● What to do
From the records below, pull each line that has "this".

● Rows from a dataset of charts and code
== == ==

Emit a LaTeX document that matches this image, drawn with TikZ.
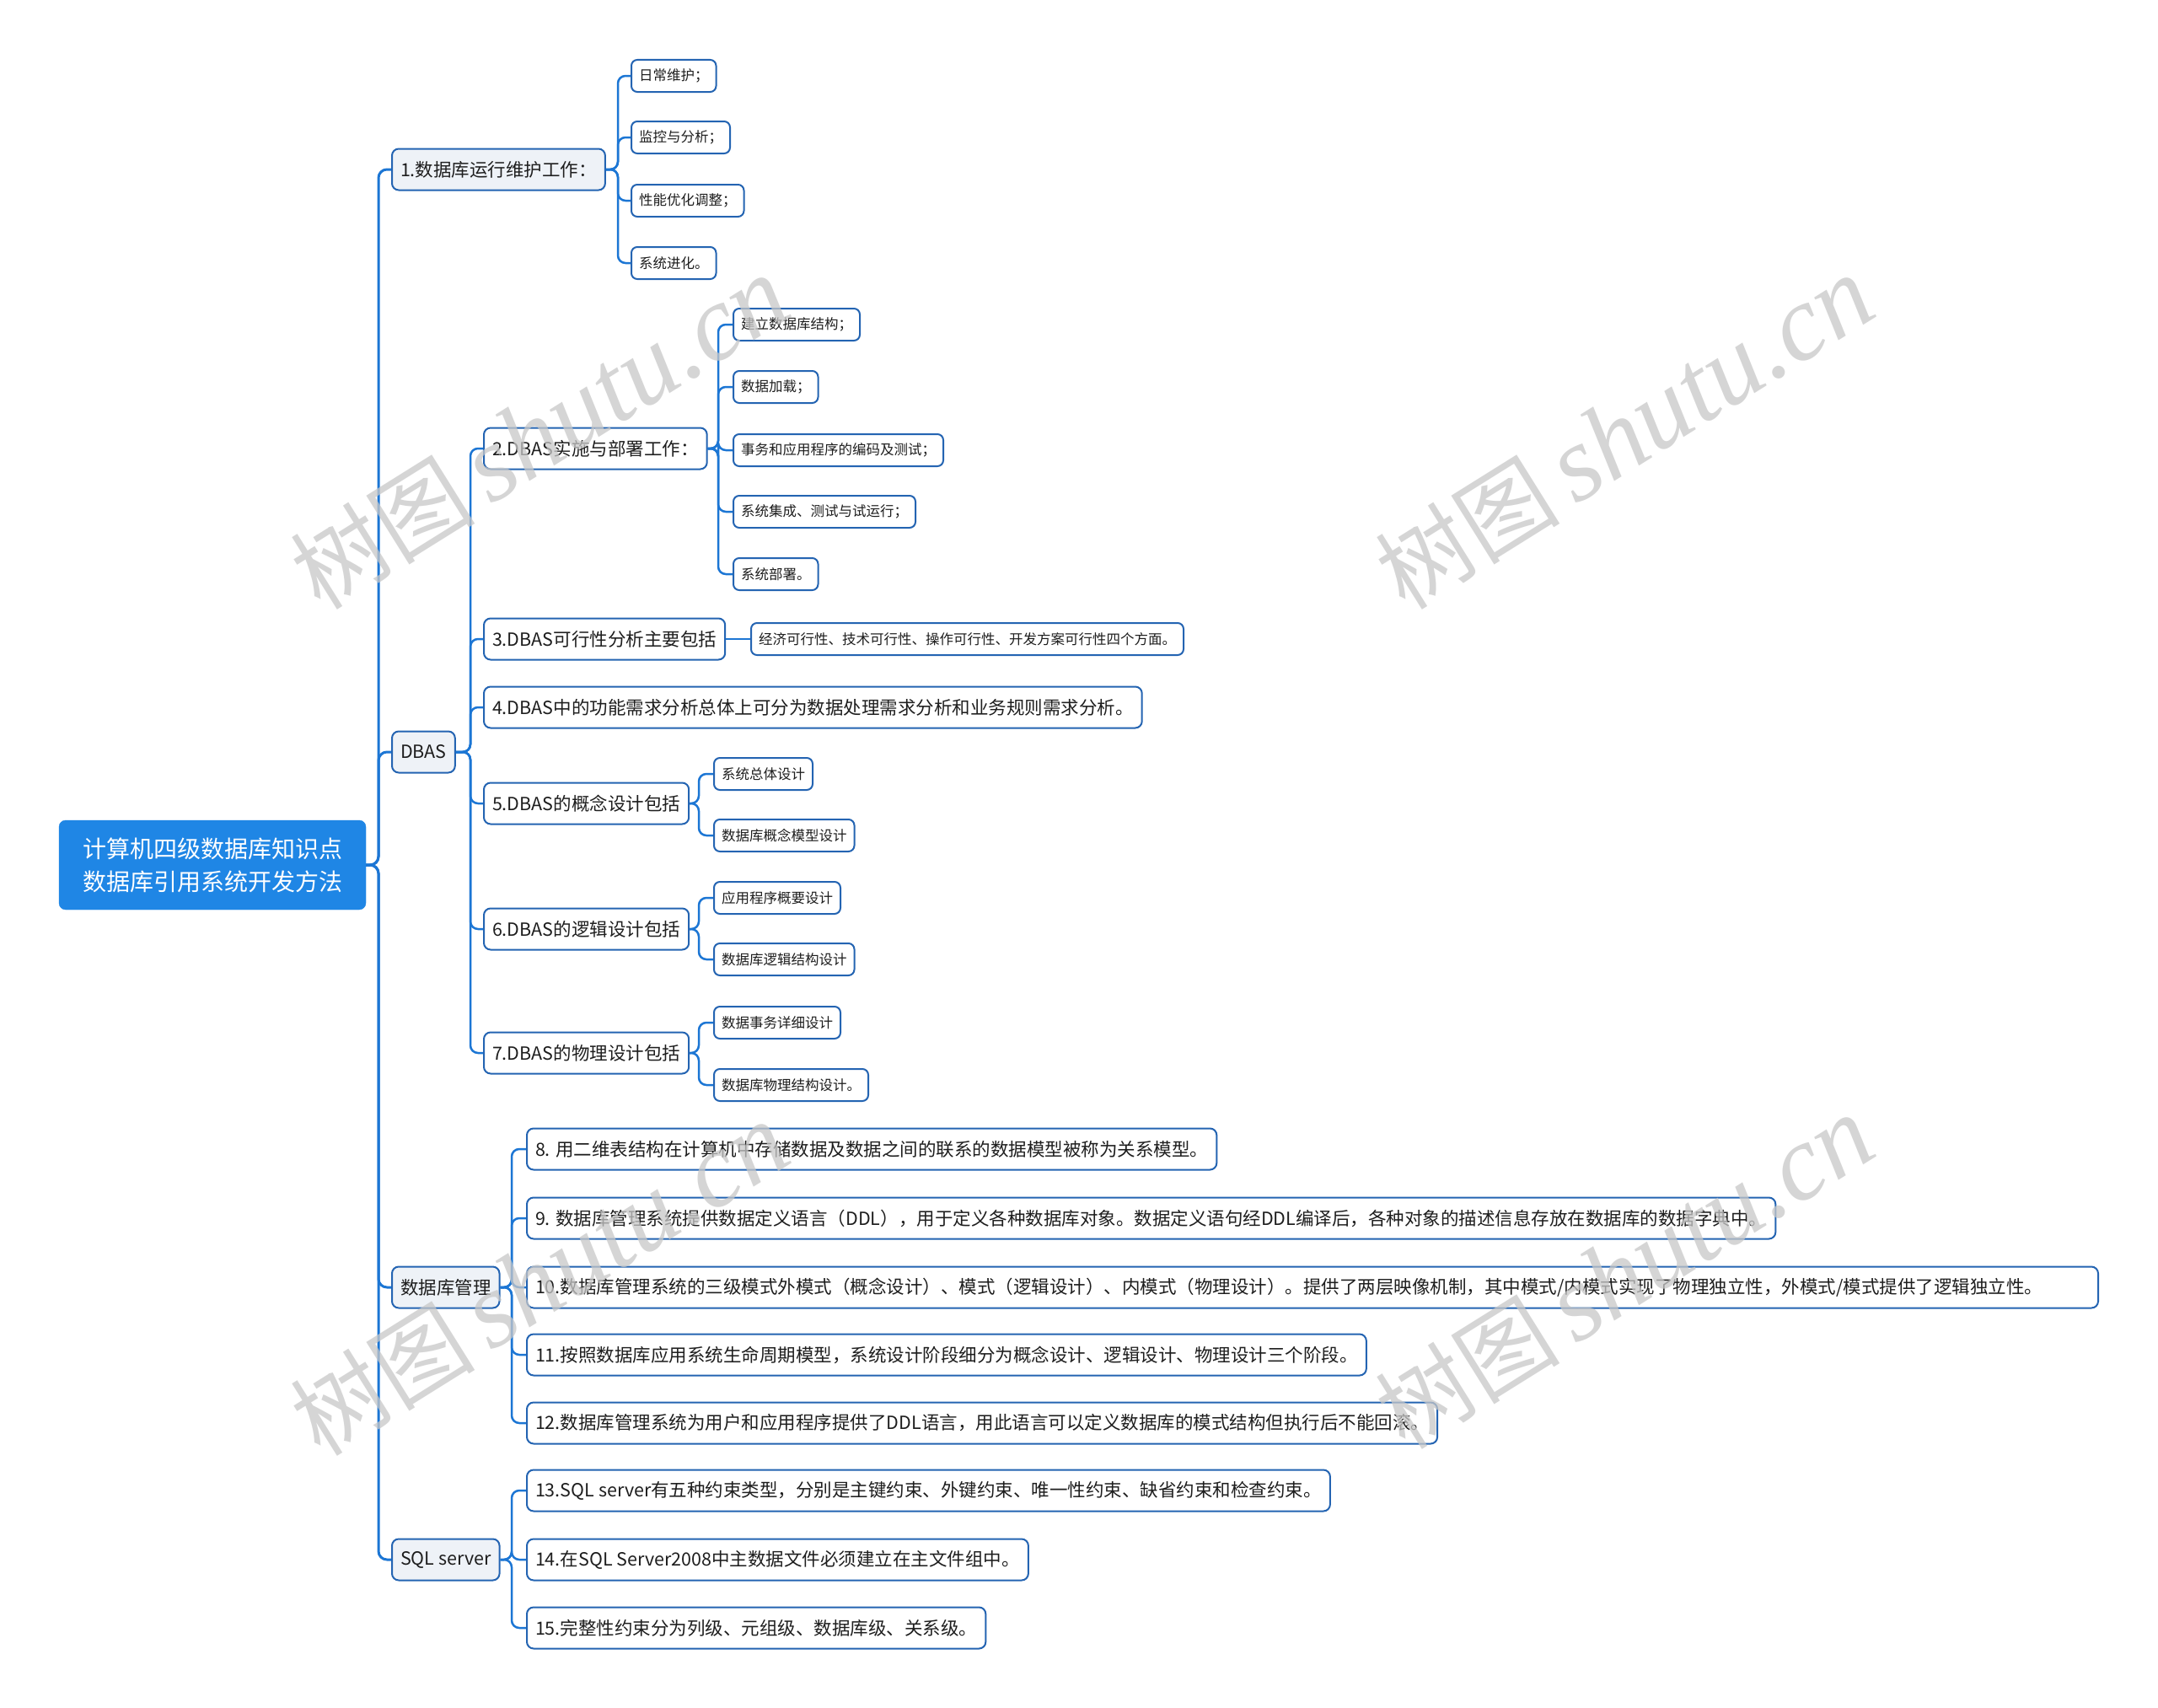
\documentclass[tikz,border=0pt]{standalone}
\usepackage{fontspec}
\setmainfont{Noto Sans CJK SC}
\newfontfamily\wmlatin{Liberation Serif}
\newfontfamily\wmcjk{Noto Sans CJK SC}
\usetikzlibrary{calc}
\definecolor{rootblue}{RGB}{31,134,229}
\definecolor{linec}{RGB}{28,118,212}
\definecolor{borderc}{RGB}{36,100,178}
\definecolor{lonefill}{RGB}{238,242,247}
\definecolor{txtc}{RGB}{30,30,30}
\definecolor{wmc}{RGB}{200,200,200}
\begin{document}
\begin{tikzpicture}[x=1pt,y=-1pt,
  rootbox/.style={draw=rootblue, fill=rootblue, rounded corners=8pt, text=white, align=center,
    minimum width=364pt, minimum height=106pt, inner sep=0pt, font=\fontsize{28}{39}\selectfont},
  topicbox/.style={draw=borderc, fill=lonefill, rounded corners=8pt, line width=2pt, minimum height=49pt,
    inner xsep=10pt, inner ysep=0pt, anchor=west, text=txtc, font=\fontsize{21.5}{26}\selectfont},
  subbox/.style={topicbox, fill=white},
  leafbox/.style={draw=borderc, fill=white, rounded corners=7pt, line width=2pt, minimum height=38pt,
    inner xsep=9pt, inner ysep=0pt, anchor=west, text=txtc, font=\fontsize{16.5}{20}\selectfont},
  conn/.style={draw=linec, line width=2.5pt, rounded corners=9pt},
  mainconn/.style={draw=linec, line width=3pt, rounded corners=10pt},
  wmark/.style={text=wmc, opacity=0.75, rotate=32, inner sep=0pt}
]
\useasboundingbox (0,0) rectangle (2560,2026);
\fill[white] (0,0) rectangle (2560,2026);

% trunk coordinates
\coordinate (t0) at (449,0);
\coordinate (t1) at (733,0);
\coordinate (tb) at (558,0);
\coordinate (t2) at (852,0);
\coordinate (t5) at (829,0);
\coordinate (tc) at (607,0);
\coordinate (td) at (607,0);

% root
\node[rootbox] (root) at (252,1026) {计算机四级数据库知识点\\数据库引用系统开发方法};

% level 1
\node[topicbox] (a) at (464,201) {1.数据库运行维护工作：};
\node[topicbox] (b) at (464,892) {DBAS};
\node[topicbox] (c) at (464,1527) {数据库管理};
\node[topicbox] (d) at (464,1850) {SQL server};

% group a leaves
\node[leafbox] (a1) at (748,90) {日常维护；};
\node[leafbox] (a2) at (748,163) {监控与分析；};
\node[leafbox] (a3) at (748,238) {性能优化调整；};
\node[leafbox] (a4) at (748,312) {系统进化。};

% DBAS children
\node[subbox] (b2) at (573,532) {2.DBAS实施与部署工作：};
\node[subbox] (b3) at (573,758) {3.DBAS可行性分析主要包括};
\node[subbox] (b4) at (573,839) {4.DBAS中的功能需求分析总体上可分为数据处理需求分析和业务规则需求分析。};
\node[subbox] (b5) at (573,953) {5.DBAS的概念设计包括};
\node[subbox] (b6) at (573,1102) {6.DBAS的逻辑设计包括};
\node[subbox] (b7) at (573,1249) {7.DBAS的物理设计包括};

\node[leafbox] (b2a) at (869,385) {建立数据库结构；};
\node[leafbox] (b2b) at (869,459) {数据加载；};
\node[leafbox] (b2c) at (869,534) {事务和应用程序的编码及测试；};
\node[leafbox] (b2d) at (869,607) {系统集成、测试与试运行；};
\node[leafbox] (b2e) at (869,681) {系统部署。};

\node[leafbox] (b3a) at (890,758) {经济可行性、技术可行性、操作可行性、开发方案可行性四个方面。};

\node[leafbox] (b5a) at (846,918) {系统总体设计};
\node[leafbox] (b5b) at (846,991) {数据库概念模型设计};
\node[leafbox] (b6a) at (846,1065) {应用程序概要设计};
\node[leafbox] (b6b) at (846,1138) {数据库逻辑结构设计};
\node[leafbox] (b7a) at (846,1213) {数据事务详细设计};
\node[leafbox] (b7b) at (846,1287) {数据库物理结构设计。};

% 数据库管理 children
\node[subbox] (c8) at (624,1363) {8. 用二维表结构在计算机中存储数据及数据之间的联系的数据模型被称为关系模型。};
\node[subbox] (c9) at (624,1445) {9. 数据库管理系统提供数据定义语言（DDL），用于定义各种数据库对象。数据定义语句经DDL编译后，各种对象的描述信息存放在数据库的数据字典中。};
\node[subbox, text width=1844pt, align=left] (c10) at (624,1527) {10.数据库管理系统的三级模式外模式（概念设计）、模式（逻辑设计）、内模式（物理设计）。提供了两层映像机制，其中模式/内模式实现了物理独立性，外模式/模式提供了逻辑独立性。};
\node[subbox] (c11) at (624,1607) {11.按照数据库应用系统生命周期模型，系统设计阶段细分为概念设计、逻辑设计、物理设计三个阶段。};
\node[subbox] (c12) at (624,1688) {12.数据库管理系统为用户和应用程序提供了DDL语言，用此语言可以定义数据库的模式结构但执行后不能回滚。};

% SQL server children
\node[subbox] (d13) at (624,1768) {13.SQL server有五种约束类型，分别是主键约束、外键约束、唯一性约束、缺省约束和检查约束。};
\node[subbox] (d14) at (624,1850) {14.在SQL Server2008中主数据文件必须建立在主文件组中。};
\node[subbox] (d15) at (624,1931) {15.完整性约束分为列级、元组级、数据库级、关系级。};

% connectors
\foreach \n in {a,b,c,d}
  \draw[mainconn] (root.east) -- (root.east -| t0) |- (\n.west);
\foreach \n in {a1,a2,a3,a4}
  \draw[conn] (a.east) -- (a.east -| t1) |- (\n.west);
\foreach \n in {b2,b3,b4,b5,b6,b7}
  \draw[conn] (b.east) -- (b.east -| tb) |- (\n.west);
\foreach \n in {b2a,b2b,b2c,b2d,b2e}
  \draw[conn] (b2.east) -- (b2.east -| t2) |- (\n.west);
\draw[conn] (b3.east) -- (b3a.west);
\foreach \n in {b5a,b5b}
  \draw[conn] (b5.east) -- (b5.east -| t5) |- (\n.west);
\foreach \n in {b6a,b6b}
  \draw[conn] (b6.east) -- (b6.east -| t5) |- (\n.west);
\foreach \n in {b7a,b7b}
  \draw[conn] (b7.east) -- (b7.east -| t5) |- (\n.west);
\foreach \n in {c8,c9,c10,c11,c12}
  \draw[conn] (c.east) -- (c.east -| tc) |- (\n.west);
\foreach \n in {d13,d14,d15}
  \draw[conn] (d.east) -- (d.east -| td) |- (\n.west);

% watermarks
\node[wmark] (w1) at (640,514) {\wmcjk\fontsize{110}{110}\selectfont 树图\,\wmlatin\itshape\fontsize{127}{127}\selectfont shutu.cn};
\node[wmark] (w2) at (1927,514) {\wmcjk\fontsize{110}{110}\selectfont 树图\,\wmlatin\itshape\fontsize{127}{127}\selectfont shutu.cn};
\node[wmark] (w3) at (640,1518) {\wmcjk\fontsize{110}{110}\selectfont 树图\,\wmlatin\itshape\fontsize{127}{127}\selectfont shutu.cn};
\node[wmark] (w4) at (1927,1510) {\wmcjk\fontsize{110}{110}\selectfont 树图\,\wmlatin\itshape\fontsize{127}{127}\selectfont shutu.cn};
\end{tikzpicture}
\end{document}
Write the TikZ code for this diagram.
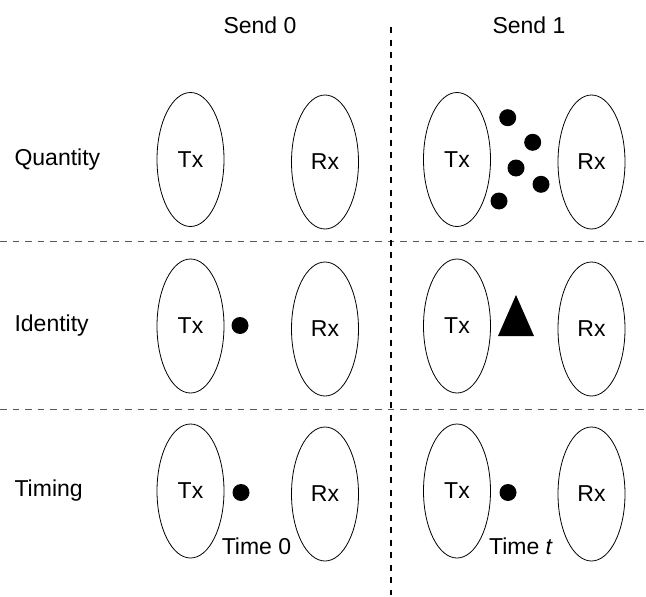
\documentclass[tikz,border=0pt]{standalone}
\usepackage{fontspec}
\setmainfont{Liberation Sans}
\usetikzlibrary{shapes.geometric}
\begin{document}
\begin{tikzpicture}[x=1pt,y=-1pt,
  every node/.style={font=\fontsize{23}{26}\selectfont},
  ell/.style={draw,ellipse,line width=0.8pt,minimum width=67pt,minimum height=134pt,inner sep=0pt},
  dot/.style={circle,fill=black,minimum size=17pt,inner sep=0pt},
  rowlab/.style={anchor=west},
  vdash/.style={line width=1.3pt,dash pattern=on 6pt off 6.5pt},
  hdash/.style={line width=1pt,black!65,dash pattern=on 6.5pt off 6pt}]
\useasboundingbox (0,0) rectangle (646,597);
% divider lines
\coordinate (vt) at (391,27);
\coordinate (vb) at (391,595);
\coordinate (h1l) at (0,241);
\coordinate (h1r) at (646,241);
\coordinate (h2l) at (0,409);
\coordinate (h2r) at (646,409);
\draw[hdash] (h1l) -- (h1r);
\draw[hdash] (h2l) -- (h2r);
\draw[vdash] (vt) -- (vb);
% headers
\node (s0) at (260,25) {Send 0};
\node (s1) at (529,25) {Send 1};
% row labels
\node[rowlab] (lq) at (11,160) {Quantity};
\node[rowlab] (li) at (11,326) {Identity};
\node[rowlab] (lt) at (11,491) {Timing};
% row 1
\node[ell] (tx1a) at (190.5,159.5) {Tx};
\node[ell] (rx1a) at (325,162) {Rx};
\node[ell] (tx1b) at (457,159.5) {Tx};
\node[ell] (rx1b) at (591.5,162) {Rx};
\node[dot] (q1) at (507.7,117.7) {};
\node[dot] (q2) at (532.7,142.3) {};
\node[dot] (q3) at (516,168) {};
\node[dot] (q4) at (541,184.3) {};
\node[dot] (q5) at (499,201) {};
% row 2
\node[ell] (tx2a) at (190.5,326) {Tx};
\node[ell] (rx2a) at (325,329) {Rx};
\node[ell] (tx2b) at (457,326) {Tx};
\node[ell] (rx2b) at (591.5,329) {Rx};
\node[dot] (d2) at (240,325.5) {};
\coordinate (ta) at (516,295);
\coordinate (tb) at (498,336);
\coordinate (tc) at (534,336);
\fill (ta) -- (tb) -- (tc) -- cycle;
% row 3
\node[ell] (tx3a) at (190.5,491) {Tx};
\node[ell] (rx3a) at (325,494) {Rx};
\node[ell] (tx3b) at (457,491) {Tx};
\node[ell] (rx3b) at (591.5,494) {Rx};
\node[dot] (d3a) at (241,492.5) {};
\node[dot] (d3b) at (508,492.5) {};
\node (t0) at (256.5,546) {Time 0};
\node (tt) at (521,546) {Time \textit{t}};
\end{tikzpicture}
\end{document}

== == ==

● Answer
Emit a LaTeX document that matches this image, drawn with TikZ.
Write the TikZ code for this diagram.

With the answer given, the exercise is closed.